I’m sure anyone reading this is probably thinking “oh my God you are off of your head – you can’t put halloumi in stir-fry”, but my reply would be “well watch me, because you can, and it’s DELICIOUS”. This makes a really good lunch if, like me, you like to have something hot. This can be cooked really simply in 15 minutes.
Sharwood’s Medium Egg Noodles, 375 g – one nest per person or “per lunch”
Halloumi, 200g – cut into cubes
Onion, 1 cut finely
Red pepper, 1 cut finely
Green beans, 300g
Salt and pepper to taste
Serves 2, or makes 2 lunches
First of all, cut the halloumi into pieces and soak it in the lemon juice. This gives the halloumi a great flavour. I always like to cook the halloumi separately and throw it in after.
Prepare all of the veg. Cut the onion and the pepper into fine strips. If you are using frozen broccoli, cauliflower and green beans you may need to do some prep and defrost this. If you are using fresh, you will need to blanche this first, depending on how crunchy you like your veg. Full disclosure: This will make the recipe take longer than 15 minutes.

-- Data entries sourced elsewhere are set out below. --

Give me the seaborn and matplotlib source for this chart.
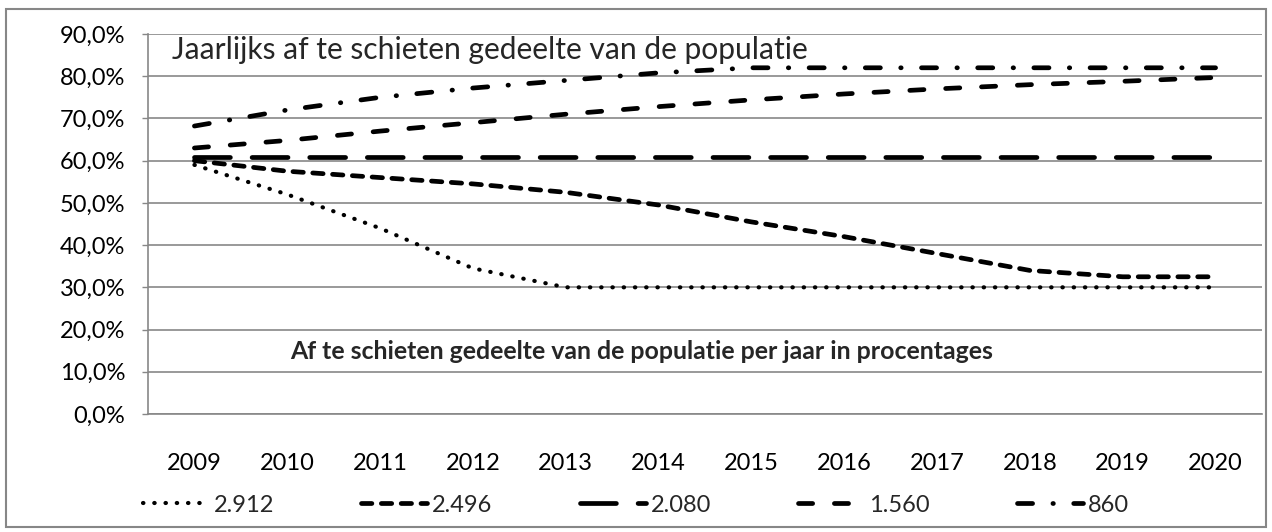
import numpy as np
import pandas as pd
import seaborn as sns
import matplotlib.pyplot as plt
from matplotlib.patches import Rectangle
from matplotlib.ticker import FixedLocator, FuncFormatter

sns.set_style("white")
plt.rcParams['font.family'] = ['Lato', 'DejaVu Sans']

years = ["2009", "2010", "2011", "2012", "2013", "2014",
         "2015", "2016", "2017", "2018", "2019", "2020"]
s_2912 = [59.0, 52.0, 44.0, 34.5, 30.0, 30.0, 30.0, 30.0, 30.0, 30.0, 30.0, 30.0]
s_2496 = [60.0, 57.5, 56.0, 54.5, 52.5, 49.5, 45.5, 42.0, 38.0, 34.0, 32.5, 32.5]
s_2080 = [60.8, 60.8, 60.8, 60.8, 60.8, 60.8, 60.8, 60.8, 60.8, 60.8, 60.8, 60.8]
s_1560 = [63.0, 64.8, 67.0, 69.0, 71.0, 72.8, 74.4, 75.8, 77.0, 78.0, 78.8, 79.7]
s_860 = [68.2, 72.0, 75.0, 77.2, 79.0, 80.8, 82.0, 82.0, 82.0, 82.0, 82.0, 82.0]

labels = ["2.912", "2.496", "2.080", "1.560", "860"]
series = [s_2912, s_2496, s_2080, s_1560, s_860]
widths = [3.0, 3.4, 3.4, 3.4, 3.4]
dash_styles = [
    (0, (0.1, 2.6)),
    (0, (2.2, 2.0)),
    (0, (7.6, 4.6)),
    (0, (3.0, 4.6)),
    (0, (3.2, 4.3, 0.1, 4.3)),
]

grey = "#878787"

fig = plt.figure(figsize=(12.72, 5.32), dpi=100)
ax = fig.add_axes([148 / 1272, 1 - 414 / 532, 1114 / 1272, 380 / 532])

for lab, vals, lw, ls in zip(labels, series, widths, dash_styles):
    df = pd.DataFrame({"year": years, "value": vals})
    sns.lineplot(data=df, x="year", y="value", ax=ax, color="black",
                 linewidth=lw, linestyle=ls, label=lab,
                 dash_capstyle="round", solid_capstyle="round")

ax.set_xlim(-0.5, len(years) - 0.5)
ax.set_ylim(0, 90)
ax.set_yticks(np.arange(0, 91, 10))
ax.yaxis.set_major_formatter(FuncFormatter(lambda v, p: f"{v:.1f}%".replace(".", ",")))
ax.grid(axis="y", color=grey, linewidth=1.2)
ax.set_axisbelow(True)
ax.set_xlabel("")
ax.set_ylabel("")

ax.xaxis.set_minor_locator(FixedLocator(np.arange(-0.5, len(years), 1.0)))
ax.tick_params(axis="x", which="major", length=0, pad=28, labelsize=17, colors="black")
ax.tick_params(axis="x", which="minor", length=7, width=1, color=grey, direction="out")
ax.tick_params(axis="y", which="major", length=4.5, width=1, color=grey, pad=12,
               labelsize=17, labelcolor="black")
ax.tick_params(axis="both", bottom=True, left=True)

for side in ["top", "right"]:
    ax.spines[side].set_visible(False)
for side in ["left", "bottom"]:
    ax.spines[side].set_color(grey)
    ax.spines[side].set_linewidth(1.2)

ax.text(24 / 1114, 86.3 / 90, "Jaarlijks af te schieten gedeelte van de populatie",
        transform=ax.transAxes, ha="left", va="center", fontsize=21.6)
ax.text(142 / 1114, 14.7 / 90, "Af te schieten gedeelte van de populatie per jaar in procentages",
        transform=ax.transAxes, ha="left", va="center", fontsize=17.9, fontweight="bold")

handles, labs = ax.get_legend_handles_labels()
ax.get_legend().remove()
fig.legend(handles, labs, loc="center", bbox_to_anchor=(0.5, 1 - 505 / 532), ncol=5,
           frameon=False, fontsize=17, handlelength=2.8, handletextpad=0.2,
           columnspacing=3.7)

fig.add_artist(Rectangle((6 / 1272, 5 / 532), 1260 / 1272, 518 / 532, fill=False,
                         edgecolor=grey, linewidth=1.5, transform=fig.transFigure))

fig.savefig("out.png", dpi=100)
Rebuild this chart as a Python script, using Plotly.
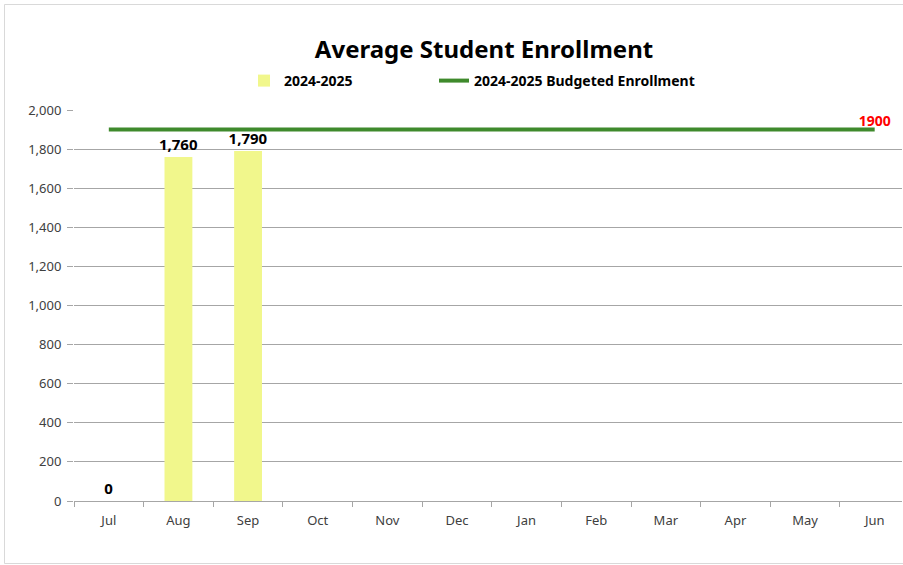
import plotly.graph_objects as go

months = ["Jul", "Aug", "Sep", "Oct", "Nov", "Dec", "Jan", "Feb", "Mar", "Apr", "May", "Jun"]
enrollment = [0, 1760, 1790, None, None, None, None, None, None, None, None, None]
budgeted = [1900] * 12
y_ticks = [0, 200, 400, 600, 800, 1000, 1200, 1400, 1600, 1800, 2000]

W, H = 903, 565
L, R, T, B = 74, 1, 110, 64
PW, PH = W - L - R, H - T - B

def px_x(px):
    return (px - L) / PW

def px_y(py):
    return (H - B - py) / PH

FONT = "Noto Sans"
BORDER = "#D9D9D9"

fig = go.Figure()
fig.add_trace(go.Bar(
    x=months, y=enrollment, name="2024-2025",
    marker=dict(color="#F1F78C", line=dict(width=0)),
    text=[f"{v:,}" if v is not None else "" for v in enrollment],
    textposition="outside", cliponaxis=False, constraintext="none",
    textfont=dict(family=FONT, size=15, color="#000000", weight="bold"),
    legend="legend",
))
fig.add_trace(go.Scatter(
    x=months, y=budgeted, name="2024-2025 Budgeted Enrollment",
    mode="lines+text",
    line=dict(color="#3F8A2C", width=4),
    text=[""] * (len(months) - 1) + [str(budgeted[-1])],
    textposition="top center", cliponaxis=False,
    textfont=dict(family=FONT, size=14, color="#FF0000", weight="bold"),
    legend="legend2",
))

legend_font = dict(family=FONT, size=14, color="#000000", weight="bold")

fig.update_layout(
    width=W, height=H,
    margin=dict(l=L, r=R, t=T, b=B),
    paper_bgcolor="white", plot_bgcolor="white",
    font=dict(family=FONT, size=13, color="#404040"),
    bargap=0.6,
    title=dict(text="<b>Average Student Enrollment</b>", x=484 / W, xanchor="center",
               y=1 - 50 / H, yanchor="middle", font=dict(family=FONT, size=24, color="#000000")),
    legend=dict(orientation="h", x=px_x(244), xanchor="left", y=px_y(81), yanchor="middle",
                font=legend_font, bgcolor="rgba(0,0,0,0)", itemwidth=30),
    legend2=dict(orientation="h", x=px_x(434), xanchor="left", y=px_y(81), yanchor="middle",
                 font=legend_font, bgcolor="rgba(0,0,0,0)", itemwidth=30),
    showlegend=True,
    xaxis=dict(type="category", range=[-0.5, 11.5 - (909.5 - 902) / 69.6],
               showgrid=False, showline=True, linecolor="#A6A6A6", linewidth=1,
               ticks="outside", ticklen=5, tickcolor="#A6A6A6", tickson="boundaries",
               ticklabelstandoff=7,
               tickfont=dict(family=FONT, size=13, color="#404040"), fixedrange=True),
    yaxis=dict(range=[0, 2000], tickvals=y_ticks, tickformat=",",
               showgrid=True, gridcolor="#A6A6A6", gridwidth=1,
               showline=False, zeroline=False,
               ticks="outside", ticklen=6, tickcolor="#A6A6A6", ticklabelstandoff=3,
               tickfont=dict(family=FONT, size=13, color="#404040"), fixedrange=True),
    shapes=[
        dict(type="line", xref="paper", yref="paper", x0=px_x(4.5), x1=px_x(4.5),
             y0=px_y(563.5), y1=px_y(4.5), line=dict(color=BORDER, width=1), layer="below"),
        dict(type="line", xref="paper", yref="paper", x0=px_x(4.5), x1=px_x(903),
             y0=px_y(4.5), y1=px_y(4.5), line=dict(color=BORDER, width=1), layer="below"),
        dict(type="line", xref="paper", yref="paper", x0=px_x(4.5), x1=px_x(903),
             y0=px_y(563.5), y1=px_y(563.5), line=dict(color=BORDER, width=1), layer="below"),
    ],
)

fig.write_html("out.html")
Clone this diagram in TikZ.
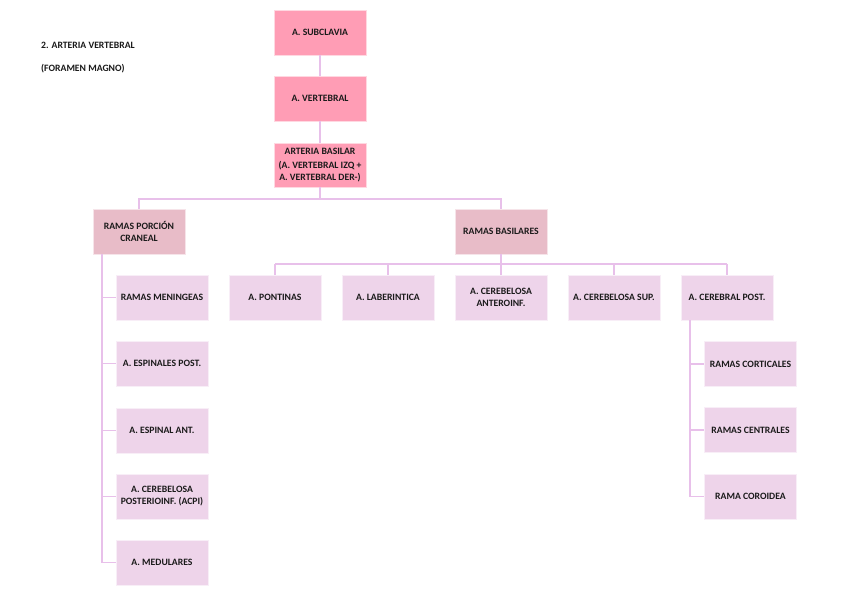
\documentclass[tikz,border=0pt]{standalone}
\usepackage{fontspec}
\setmainfont{Carlito}
\definecolor{topc}{HTML}{FF9DB5}
\definecolor{midc}{HTML}{E8BCC8}
\definecolor{leafc}{HTML}{EED4EA}
\definecolor{linec}{HTML}{E8C0EA}
\definecolor{txtc}{HTML}{1A1A1A}
\tikzset{
  base/.style={rectangle, minimum width=92pt, minimum height=45pt, inner sep=1pt, align=center,
    font=\fontsize{9.7}{12}\selectfont\bfseries, text=txtc, draw=white!60!#1, line width=0.5pt, fill=#1},
  topbox/.style={base=topc},
  midbox/.style={base=midc},
  leafbox/.style={base=leafc},
  conn/.style={draw=linec, line width=1.4pt},
  lbl/.style={anchor=west, inner sep=0pt, font=\fontsize{9.7}{11}\selectfont\bfseries, text=txtc}
}
\begin{document}
\begin{tikzpicture}[x=1pt,y=-1pt]
\useasboundingbox (0,0) rectangle (848,599);
\fill[white] (0,0) rectangle (848,599);
\node[lbl] (t1) at (41,45) {2. ARTERIA VERTEBRAL};
\node[lbl] (t2) at (41,69) {(FORAMEN MAGNO)};

\node[topbox] (sub) at (320,32.5) {A. SUBCLAVIA};
\node[topbox] (ver) at (320,98.5) {A. VERTEBRAL};
\node[topbox, minimum height=44pt] (bas) at (320,165) {ARTERIA BASILAR\\[2pt](A. VERTEBRAL IZQ +\\A. VERTEBRAL DER-)};

\node[midbox] (cra) at (139,231.5) {RAMAS PORCIÓN\\CRANEAL};
\node[midbox] (rb) at (501,231.5) {RAMAS BASILARES};

\node[leafbox] (men) at (162,297.5) {RAMAS MENINGEAS};
\node[leafbox] (esp) at (162,363.5) {A. ESPINALES POST.};
\node[leafbox] (ant) at (162,430.5) {A. ESPINAL ANT.};
\node[leafbox] (acp) at (162,496.5) {A. CEREBELOSA\\POSTERIOINF. (ACPI)};
\node[leafbox] (med) at (162,562.5) {A. MEDULARES};

\node[leafbox] (pon) at (275,297.5) {A. PONTINAS};
\node[leafbox] (lab) at (388,297.5) {A. LABERINTICA};
\node[leafbox] (aic) at (501,297.5) {A. CEREBELOSA\\ANTEROINF.};
\node[leafbox] (sup) at (614,297.5) {A. CEREBELOSA SUP.};
\node[leafbox] (cpo) at (727,297.5) {A. CEREBRAL POST.};

\node[leafbox] (cor) at (750.5,364) {RAMAS CORTICALES};
\node[leafbox] (cen) at (750.5,430) {RAMAS CENTRALES};
\node[leafbox] (coi) at (750.5,496.5) {RAMA COROIDEA};

\draw[conn] (sub.south) -- (ver.north);
\draw[conn] (ver.south) -- (bas.north);
\draw[conn] (bas.south) -- (320,199) -| (cra.north);
\draw[conn] (320,199) -| (rb.north);
\draw[conn] (rb.south) -- (501,264);
\draw[conn] (275,264) -- (727,264);
\foreach \n in {pon,lab,aic,sup,cpo} \draw[conn] (\n.north |- 0,264) -- (\n.north);
\draw[conn] (102,254) -- (102,562.5);
\foreach \n in {men,esp,ant,acp,med} \draw[conn] (102,0 |- \n.west) -- (\n.west);
\draw[conn] (690,320) -- (690,496.5);
\foreach \n in {cor,cen,coi} \draw[conn] (690,0 |- \n.west) -- (\n.west);
\end{tikzpicture}
\end{document}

This is one of the last steps. See, easy to make, isn’t it? But before we get to this step I just want to give you a solid piece of cooking advice. There is NO better investment than a good Wok. I use a Tefal Precision Plus StirFry Pan 28cm-Black, Aluminium, 28 cm. The great thing about a good Wok is that you can use it for SOOOOOO much other stuff than just stir-fry. For example, were you aware how good reheated pizza was in a Wok? I shit you not. Day old pizza is perfection chucked in a Wok on a low heat. The base goes crispy, and the cheese melts. Try it and thank me later.
Put the heat on a medium setting and start by slowly softening the onions and the peppers. If you want your onions to have that wonderful sweet taste you can put a pinch of brown sugar in at this stage.
Add in the other vegetables. It’s also time now to start thinking about the halloumi. Fry this separately, turning it over halfway through.
Add in the noodles. Most of the noodles of this type take about 4/5 minutes to cook, so during the last couple of minutes add in the soy sauce and a teaspoon of lemon juice.
Add in the cooked halloumi at the very last stage. This keeps the nice lemony halloumi separate from the flavour of the soy sauce. Salt and pepper to taste.